There is an interesting discourse describing the wonders that attend the birth of a Buddha[750], such as that he passes from the Tusita heaven to his mother’s womb; that she must die seven days after his birth: that she stands when he is born: and so on. We may imagine that the death of the mother is due to the historical fact that Gotama’s mother did so die, while the other circumstances are embellishments of the old Buddha and Mahapurusha legend. But the construction of this sutta is curious. The monks in the Jetavana are talking of the wondrous powers possessed by Buddhas. Gotama enters and asks what is the subject of their discourse. They tell him and he bids Ananda describe more fully the wondrous attributes of a Buddha. Ananda gives a long list of marvels and at the end Gotama observes, “Take note of this too as one of the wondrous attributes of a Buddha, that he has his feelings, perceptions and thoughts under complete control[751].”
No passage has yet been adduced from the suttas mentioning more than seven Buddhas but later books, such as the Buddha-vamsa and the introduction to the Jataka, describe twenty-five[752]. There are twenty-four Jain Tirthankaras and according to some accounts twenty-four incarnations of Vishnu. Probably all these lists are based on some calculation as to the proper allowance of saints for an aeon. The biographies of these Buddhas are brief and monotonous. For each sage they record the number of his followers, the name of his city, parents, and chief disciples, the tree under which he attained enlightenment, his height and his age, both in extravagant figures. They also record how each met Gotama in one of his previous births and prophesied his future glory. The object of these biographies is less to give information about previous Buddhas than to trace the career of Gotama as a Bodhisattva. This career began in the time of Dipankara, the first of the twenty-five Buddhas, incalculable ages ago, when Gotama was a hermit called Sumedha. Seeing that the road over which Dipankara had to pass was dirty, he threw himself down in the mire in order that the Buddha might tread on him and not soil his feet. At the same time he made a resolution to become a Buddha and received from Dipankara the assurance that ages afterwards his wish would be fulfilled. This incident, called pranidhana or the vow to become a Buddha, is frequently represented in the frescoes found in Central Asia.

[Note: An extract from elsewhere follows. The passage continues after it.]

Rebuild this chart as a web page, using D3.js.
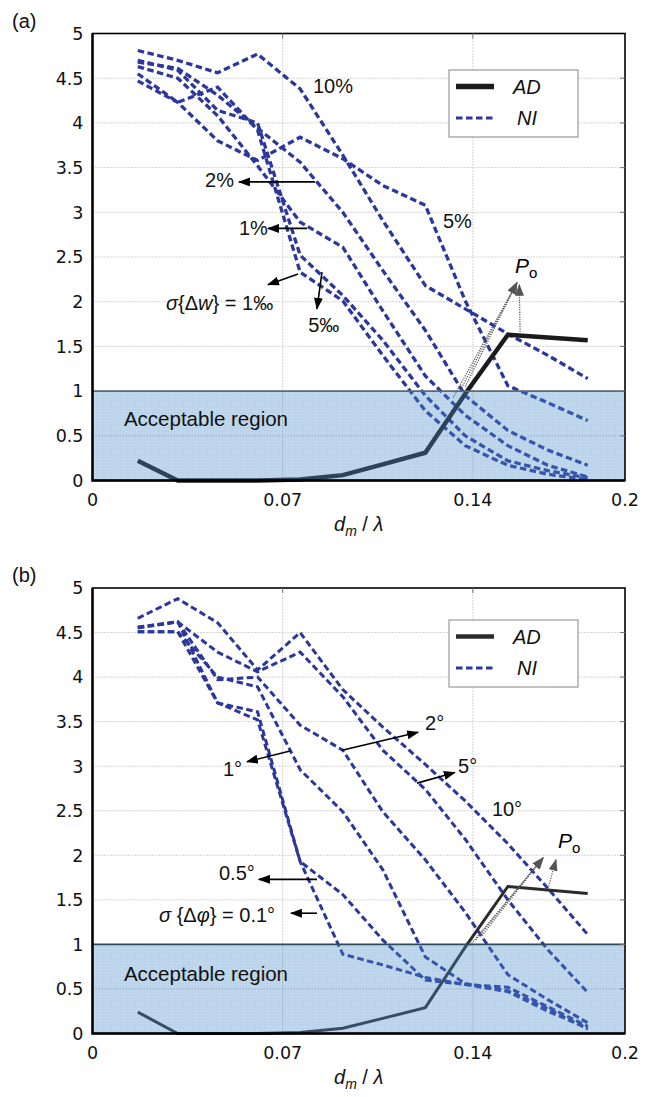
<!DOCTYPE html>
<html><head><meta charset="utf-8">
<script src="https://cdn.jsdelivr.net/npm/d3@7"></script>
<style>body{margin:0;background:#fff}svg{display:block}</style>
</head><body>
<svg id="c" width="650" height="1097"></svg>
<script>
// ---------- data ----------
const xGrid = [0.017,0.032,0.047,0.062,0.078,0.094,0.109,0.125,0.140,0.156,0.171,0.186];
const yTicks = [0,0.5,1,1.5,2,2.5,3,3.5,4,4.5,5];
const yTickLabels = ["0","0.5","1","1.5","2","2.5","3","3.5","4","4.5","5"];
const xTicks = [0, 1/14, 2/14, 0.2];
const xTickLabels = ["0","0.07","0.14","0.2"];

// panel (a): sigma{Δw}
const adA   = [0.22,0,0,0,0.01,0.06,0.18,0.31,0.97,1.63,1.60,1.57];
const niA10 = [4.81,4.70,4.56,4.77,4.38,3.64,2.91,2.18,1.92,1.64,1.40,1.14];
const niA5  = [4.47,4.23,3.80,3.58,3.84,3.60,3.30,3.08,2.01,1.06,0.87,0.67];
const niA2  = [4.68,4.61,4.31,3.94,3.56,3.00,2.35,1.68,0.95,0.56,0.34,0.17];
const niA1  = [4.63,4.50,4.08,3.52,2.89,2.61,1.90,1.17,0.73,0.39,0.17,0.04];
const niA05 = [4.70,4.59,4.14,4.00,2.52,2.07,1.57,0.95,0.50,0.22,0.11,0.03];
const niA01 = [4.55,4.23,4.40,3.92,2.33,2.01,1.40,0.78,0.39,0.17,0.07,0.01];

// panel (b): sigma{Δφ}
const adB    = [0.24,0,0,0,0.01,0.06,0.17,0.29,0.97,1.65,1.61,1.57];
const niB10  = [4.66,4.88,4.61,4.08,4.50,3.86,3.44,3.02,2.61,2.13,1.63,1.11];
const niB5   = [4.56,4.62,4.28,4.06,4.28,3.78,3.18,2.74,2.18,1.50,0.94,0.46];
const niB2   = [4.55,4.62,3.97,4.00,3.46,3.18,2.49,1.95,1.36,0.66,0.38,0.12];
const niB1   = [4.51,4.51,4.00,3.89,2.96,2.49,1.84,0.86,0.56,0.48,0.28,0.05];
const niB05  = [4.56,4.62,3.71,3.61,1.93,1.56,1.05,0.60,0.55,0.47,0.25,0.06];
const niB01  = [4.51,4.51,3.71,3.52,1.93,0.89,0.77,0.63,0.55,0.52,0.30,0.08];

const acceptLimit = 1;

// annotation labels (data coords)
const labelsA = [
  {t:"10%", x:0.0828, y:4.33},
  {t:"5%",  x:0.1316, y:2.82},
  {t:"2%",  x:0.0423, y:3.28},
  {t:"1%",  x:0.055,  y:2.75},
  {t:"5‰",  x:0.081,  y:1.66}
];
const arrowsA = [[0.0836,3.34,0.0550,3.34],[0.0806,2.82,0.0659,2.82],[0.0772,2.31,0.0659,2.19],[0.0862,2.33,0.0843,1.92]];
const labelsB = [
  {t:"1°",   x:0.049,  y:2.89},
  {t:"2°",   x:0.1249, y:3.41},
  {t:"5°",   x:0.1373, y:2.92},
  {t:"10°",  x:0.150,  y:2.44},
  {t:"0.5°", x:0.0475, y:1.72}
];
const arrowsB = [[0.0742,3.17,0.058,3.05],[0.0937,3.18,0.1223,3.38],[0.1219,2.81,0.1361,2.93],[0.0843,1.73,0.0625,1.73],[0.0843,1.35,0.0745,1.35]];

// ---------- drawing ----------
const svg = d3.select("#c");
const defs = svg.append("defs");
function marker(id, color){
  defs.append("marker").attr("id",id).attr("viewBox","0 0 12 9")
    .attr("refX",11).attr("refY",4.5).attr("markerWidth",12).attr("markerHeight",9)
    .attr("markerUnits","userSpaceOnUse").attr("orient","auto")
    .append("path").attr("d","M0,0 L12,4.5 L0,9 Z").attr("fill",color);
}
marker("ah","#000");
marker("ahg","#555");
const pat = defs.append("pattern").attr("id","tex").attr("patternUnits","userSpaceOnUse")
  .attr("width",3).attr("height",3);
pat.append("rect").attr("width",3).attr("height",3).attr("fill","#4a8ccb");
pat.append("rect").attr("width",1).attr("height",3).attr("fill","#3d7fbf");
pat.append("rect").attr("width",3).attr("height",0.6).attr("fill","#5a98d2");

const FONT = "'Liberation Sans', Arial, sans-serif";
const TFONT = "'DejaVu Sans', sans-serif";
const NI_COLOR = "#2b379c";

function panel(p){
  const x = d3.scaleLinear().domain([0,0.2]).range([92.5,625]);
  const y = d3.scaleLinear().domain([0,5]).range([p.bottom,p.top]);
  const g = svg.append("g");

  // grid
  g.selectAll(null).data(yTicks.slice(1,-1)).join("line")
    .attr("x1",x(0)).attr("x2",x(0.2)).attr("y1",d=>y(d)).attr("y2",d=>y(d))
    .attr("stroke","#a8a8a8").attr("stroke-width",1).attr("stroke-dasharray","1,2");
  g.selectAll(null).data(xTicks.slice(1,-1)).join("line")
    .attr("y1",y(0)).attr("y2",y(5)).attr("x1",d=>x(d)).attr("x2",d=>x(d))
    .attr("stroke","#a8a8a8").attr("stroke-width",1).attr("stroke-dasharray","1,2");

  const line = d3.line().x((d,i)=>x(xGrid[i])).y(d=>y(d));
  p.ni.forEach(s=>{
    g.append("path").attr("d",line(s)).attr("fill","none")
      .attr("stroke",NI_COLOR).attr("stroke-width",p.niW).attr("stroke-dasharray","6.5,3.5");
  });
  g.append("path").attr("d",line(p.ad)).attr("fill","none")
    .attr("stroke",p.adColor).attr("stroke-width",p.adW).attr("stroke-linejoin","miter");

  // P_o dotted arrows
  p.po.fan.forEach(o=>{
    g.append("line").attr("x1",x(o[0])).attr("y1",y(o[1])).attr("x2",x(p.po.h1[0])).attr("y2",y(p.po.h1[1]))
      .attr("stroke","#555").attr("stroke-width",1.2).attr("stroke-dasharray","1.2,1.2")
      .attr("marker-end","url(#ahg)");
  });
  g.append("line").attr("x1",x(p.po.o2[0])).attr("y1",y(p.po.o2[1])).attr("x2",x(p.po.h2[0])).attr("y2",y(p.po.h2[1]))
    .attr("stroke","#555").attr("stroke-width",1.2).attr("stroke-dasharray","1.2,1.2")
    .attr("marker-end","url(#ahg)");
  const pt = g.append("text").attr("x",x(p.po.t[0])).attr("y",y(p.po.t[1]))
    .attr("font-family",FONT).attr("font-size",21);
  pt.append("tspan").attr("font-style","italic").text("P");
  pt.append("tspan").attr("font-size",15).attr("dy",5).text("o");

  // acceptable region overlay
  g.append("rect").attr("x",x(0)).attr("y",y(acceptLimit)).attr("width",x(0.2)-x(0))
    .attr("height",y(0)-y(acceptLimit)).attr("fill","url(#tex)").attr("opacity",0.36);
  g.append("line").attr("x1",x(0)).attr("x2",x(0.2)).attr("y1",y(acceptLimit)).attr("y2",y(acceptLimit))
    .attr("stroke",p.regionLine).attr("stroke-width",1.6);
  g.append("text").attr("x",x(0.0118)).attr("y",y(p.regionTextY))
    .attr("font-family",FONT).attr("font-size",20.5).attr("fill","#111").text("Acceptable region");

  // frame
  g.append("rect").attr("x",x(0)).attr("y",y(5)).attr("width",x(0.2)-x(0)).attr("height",y(0)-y(5))
    .attr("fill","none").attr("stroke","#000").attr("stroke-width",1.6);
  g.append("path").attr("d",`M${x(0)},${y(5)}V${y(0)}H${x(0.2)}`).attr("fill","none")
    .attr("stroke","#000").attr("stroke-width",2.4);
  // inward ticks right and top
  g.selectAll(null).data(yTicks.slice(1,-1)).join("line")
    .attr("x1",x(0.2)-5).attr("x2",x(0.2)).attr("y1",d=>y(d)).attr("y2",d=>y(d))
    .attr("stroke","#777").attr("stroke-width",1);
  g.selectAll(null).data(xTicks.slice(1,-1)).join("line")
    .attr("y1",y(5)).attr("y2",y(5)+5).attr("x1",d=>x(d)).attr("x2",d=>x(d))
    .attr("stroke","#777").attr("stroke-width",1);

  // tick labels
  g.selectAll(null).data(yTicks).join("text")
    .attr("x",83.5).attr("y",d=>y(d)).attr("dy","0.36em").attr("text-anchor","end")
    .attr("font-family",TFONT).attr("font-size",17.5).attr("fill","#111")
    .text((d,i)=>yTickLabels[i]);
  g.selectAll(null).data(xTicks).join("text")
    .attr("x",d=>x(d)).attr("y",y(0)+25).attr("text-anchor","middle")
    .attr("font-family",TFONT).attr("font-size",17.5).attr("fill","#111")
    .text((d,i)=>xTickLabels[i]);

  // axis title
  const xt = g.append("text").attr("x",334).attr("y",y(0)+50)
    .attr("font-family",FONT).attr("font-size",20).attr("fill","#111");
  xt.append("tspan").attr("font-style","italic").text("d");
  xt.append("tspan").attr("font-style","italic").attr("font-size",14).attr("dy",5).text("m");
  xt.append("tspan").attr("dy",-5).text(" / ");
  xt.append("tspan").attr("font-style","italic").text("λ");

  // panel tag
  g.append("text").attr("x",12).attr("y",y(5)-6).attr("font-family",FONT).attr("font-size",20)
    .attr("fill","#111").text(p.tag);

  // annotations
  g.selectAll(null).data(p.labels).join("text")
    .attr("x",d=>x(d.x)).attr("y",d=>y(d.y)).attr("font-family",FONT).attr("font-size",20)
    .attr("fill","#111").text(d=>d.t);
  g.selectAll(null).data(p.arrows).join("line")
    .attr("x1",d=>x(d[0])).attr("y1",d=>y(d[1])).attr("x2",d=>x(d[2])).attr("y2",d=>y(d[3]))
    .attr("stroke","#000").attr("stroke-width",1.6).attr("marker-end","url(#ah)");
  const st = g.append("text").attr("x",x(p.sigma.x)).attr("y",y(p.sigma.y))
    .attr("font-family",FONT).attr("font-size",20).attr("fill","#111");
  p.sigma.parts.forEach(pp=>{
    const ts = st.append("tspan").text(pp[0]);
    if(pp[1]) ts.attr("font-style","italic");
  });

  // legend
  const lx = 449, ly = p.legendTop;
  g.append("rect").attr("x",lx).attr("y",ly).attr("width",129).attr("height",67)
    .attr("fill","#fff").attr("stroke","#999").attr("stroke-width",1.2);
  g.append("line").attr("x1",lx+7).attr("x2",lx+45).attr("y1",ly+16.5).attr("y2",ly+16.5)
    .attr("stroke",p.adColor).attr("stroke-width",p.legAdW);
  g.append("line").attr("x1",lx+7).attr("x2",lx+45).attr("y1",ly+48).attr("y2",ly+48)
    .attr("stroke",NI_COLOR).attr("stroke-width",3.2).attr("stroke-dasharray","6.5,3.5");
  g.append("text").attr("x",lx+64).attr("y",ly+23.5).attr("font-family",FONT).attr("font-size",20)
    .attr("font-style","italic").attr("fill","#111").text("AD");
  g.append("text").attr("x",lx+68).attr("y",ly+55).attr("font-family",FONT).attr("font-size",20)
    .attr("font-style","italic").attr("fill","#111").text("NI");
}

panel({
  tag:"(a)", top:33.5, bottom:480.5, legendTop:70,
  ni:[niA10,niA5,niA2,niA1,niA05,niA01], ad:adA,
  adColor:"#1b1b1b", adW:4.5, legAdW:5.5, niW:3.3,
  regionLine:"#5d6a72", regionTextY:0.61,
  labels:labelsA, arrows:arrowsA,
  sigma:{x:0.0276,y:1.91,parts:[["σ",1],["{Δ",0],["w",1],["} = 1‰",0]]},
  po:{fan:[[0.1355,0.93],[0.1378,0.99],[0.1400,1.05]], h1:[0.1594,2.21], o2:[0.1606,1.66], h2:[0.1603,2.19], t:[0.1587,2.32]}
});
panel({
  tag:"(b)", top:588, bottom:1033.5, legendTop:620,
  ni:[niB10,niB5,niB2,niB1,niB05,niB01], ad:adB,
  adColor:"#2b2b2b", adW:3, legAdW:4.5, niW:3,
  regionLine:"#2e4d5c", regionTextY:0.59,
  labels:labelsB, arrows:arrowsB,
  sigma:{x:0.025,y:1.25,parts:[["σ",1],[" {Δ",0],["φ",1],["} = 0.1°",0]]},
  po:{fan:[[0.1418,0.99],[0.1440,1.05],[0.1463,1.10]], h1:[0.1692,1.97], o2:[0.1711,1.63], h2:[0.1741,1.95], t:[0.1748,2.08]}
});
</script>
</body></html>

The history of this career is given in the introduction to the Jataka and in the late Pali work called the Cariya-pitaka, but the suttas make little reference to the topic. They refer incidentally to Gotama’s previous births[753] but their interest clearly centres in his last existence. They not infrequently use the word Bodhisattva to describe the youthful Gotama or some other Buddha before the attainment of Buddhahood, but in later literature it commonly designates a being now existing who will be a Buddha in the future. In the older phase of Buddhism attention is concentrated on a human figure which fills the stage, but before the canon closes we are conscious of a change which paves the way for the Mahayana. Our sympathetic respect is invited not only for Gotama the Buddha, but for the struggling Bodhisattva who, battling towards the goal with incredible endurance and self-sacrifice through lives innumerable, at last became Gotama.